What does Pr(dx, dy) mean?

2k Views Asked by At

The book The Elements of Statistical Learning by Hastie and others (page 18) defines the expected value of prediction error as \begin{align} \operatorname{EPE}(f) &= \operatorname E(Y - f(X))^2\\ & = \int [y - f(x)]^2 \Pr(dx, dy) \end{align}

Why is it like above? Why not as below to be consistent with any expected value definition? $$ \operatorname{EPE}(f) = E(Y - f(x))^2 = \iint [y - f(x)]^2 \Pr(x,y) d(x) d(y)$$ What does $\Pr(dx, dy)$ even mean?

2

There are 2 best solutions below

0
On

By the definition of a density function the probability of x being in an infinitesimal range [x, x + dx] is

Pr(dx)=f(x)dx

We can extend this to the two variable situation in which case;

Pr(dx, dy) = f(x,y)dx dy

0
On

They use this notation to avoid having to distinguish cases where the random variables $X$ and $Y$ are continuous, discrete, or a mix of these. In general, when you see a notation like $\int_A g(x) P(dx)$ or $\int_A g(x) dP$, you can expand it to $\int_A g(x) p(x) dx$ if $X$ is continuous, and to $\sum_{x \in A} g(x) p(x)$ if $X$ is discrete, where $p(x)$ is the probability density/mass function respectively derived[1] from $P(\cdot)$.
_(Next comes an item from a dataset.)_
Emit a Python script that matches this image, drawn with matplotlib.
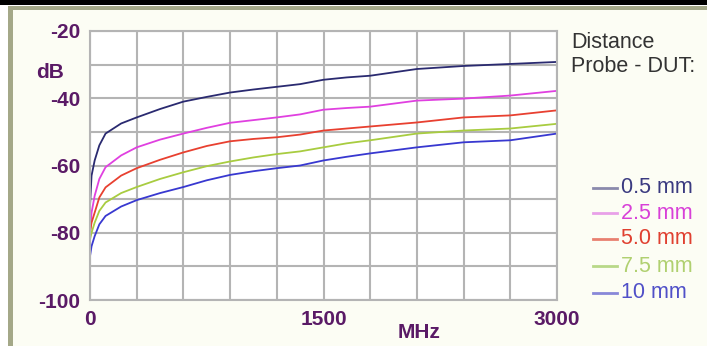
import matplotlib.pyplot as plt
from matplotlib.patches import Rectangle
import numpy as np

plt.rcParams['font.family'] = ['Liberation Sans', 'DejaVu Sans']

# frequency points (MHz) and measured coupling (dB)
freq = [0, 10, 30, 60, 100, 200, 300, 450, 600, 750, 900, 1050, 1200, 1350, 1500, 1650, 1800, 2100, 2400, 2700, 3000]
d05 = [-72, -63, -58.5, -54, -50.5, -47.5, -45.7, -43.2, -41, -39.6, -38.3, -37.4, -36.6, -35.8, -34.5, -33.8, -33.3, -31.3, -30.4, -29.8, -29.2]
d25 = [-80, -74, -69, -64, -60.5, -57, -54.6, -52.3, -50.5, -48.8, -47.3, -46.5, -45.7, -44.8, -43.4, -42.9, -42.5, -40.7, -40.1, -39.2, -37.8]
d50 = [-80, -77, -74, -69.5, -66.5, -63, -60.8, -58.3, -56.1, -54.2, -52.8, -52.1, -51.6, -50.8, -49.6, -49.0, -48.4, -47.2, -45.7, -45.1, -43.6]
d75 = [-82, -80, -77, -73.5, -71, -68.2, -66.4, -64, -62, -60.2, -58.8, -57.6, -56.6, -55.8, -54.6, -53.4, -52.5, -50.5, -49.6, -49, -47.6]
d10 = [-87, -84, -81, -77.5, -75, -72.2, -70.3, -68.2, -66.4, -64.4, -62.8, -61.7, -60.8, -60.0, -58.5, -57.4, -56.4, -54.6, -53.1, -52.5, -50.5]

labels = ['0.5 mm', '2.5 mm', '5.0 mm', '7.5 mm', '10 mm']
line_colors = ['#2a2a70', '#e040e0', '#e84030', '#a8cc40', '#3838d0']
key_colors = ['#8a8aac', '#e8a0e8', '#e88070', '#b8d888', '#8888d8']
text_colors = ['#3a3a80', '#d840d8', '#e04030', '#b0d070', '#5050c8']

W, H = 707, 346
fig = plt.figure(figsize=(W / 100, H / 100), dpi=100)
fig.patch.set_facecolor('white')

def px(x, y):
    return x / W, 1 - y / H

# frame: black strip on top, olive border, cream panel
fig.patches.append(Rectangle(px(8, 346), 699 / W, 340 / H, transform=fig.transFigure,
                             facecolor='#a4a888', edgecolor='none', zorder=-3))
fig.patches.append(Rectangle(px(13, 346), 694 / W, 336 / H, transform=fig.transFigure,
                             facecolor='#fcfdf4', edgecolor='none', zorder=-2))
fig.patches.append(Rectangle(px(0, 5), 1, 5 / H, transform=fig.transFigure,
                             facecolor='black', edgecolor='none', zorder=-1))

ax = fig.add_axes([90 / W, 46 / H, 467 / W, 269 / H])
ax.set_facecolor('white')

for y, c in zip([d05, d25, d50, d75, d10], line_colors):
    ax.plot(freq, y, color=c, lw=1.3)

ax.set_xlim(0, 3000)
ax.set_ylim(-100, -20)
ax.set_xticks(np.arange(0, 3001, 300))
ax.set_xticklabels(['0', '', '', '', '', '1500', '', '', '', '', '3000'])
ax.set_yticks(np.arange(-100, -19, 10))
ax.set_yticklabels(['-100', '', '-80', '', '-60', '', '-40', '', '-20'])
ax.tick_params(length=0, labelsize=15, labelcolor='#5a1a66')
ax.tick_params(axis='y', pad=7)
ax.tick_params(axis='x', pad=7)
for t in ax.get_xticklabels() + ax.get_yticklabels():
    t.set_fontweight('bold')
ax.grid(True, color='#b4b4b4', lw=1.5)
for s in ax.spines.values():
    s.set_color('#b4b4b4')
    s.set_linewidth(1.5)

fig.text(*px(50, 72), 'dB', ha='center', va='center', fontsize=15,
         fontweight='bold', color='#5a1a66')
fig.text(*px(419, 332), 'MHz', ha='center', va='center', fontsize=15,
         fontweight='bold', color='#5a1a66')

fig.text(*px(571, 42), 'Distance', ha='left', va='center', fontsize=15.5, color='#333333')
fig.text(*px(571, 67), 'Probe - DUT:', ha='left', va='center', fontsize=15.5, color='#333333')

rows = [188, 213, 239, 266, 293]
for r, lab, kc, tc in zip(rows, labels, key_colors, text_colors):
    fig.lines.append(plt.Line2D([593 / W, 617 / W], [1 - r / H, 1 - r / H],
                                transform=fig.transFigure, color=kc, lw=2))
    fig.text(*px(621, r), lab, ha='left', va='center', fontsize=15.5, color=tc)

fig.savefig('out.png', dpi=100)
If you want to understand more about this notation, you have to read an introductory chapter in measure theory. Since $P(\cdot)$ is a measure, it must be evaluated on sets. The notation $P(dx)$ refers to the measure $P(\cdot)$ evaluated at a small ball around $x$. Recall the interpretation of an integral as a sum. The notation $\int_A g(x) P(dx)$ means: cover the set $A$ with balls $dx$ centered around several points $x$ and sum $g(x)P(dx)$.

[1] $p$ is called the Radon-Nikodym derivative of $P$ with respect to the dominating measure in each case, i.e. the Lebesgue measure in the continuous case, and the counting measure in the discrete case. Confusingly, some authors use the same symbol to denote both the measure and its derivative.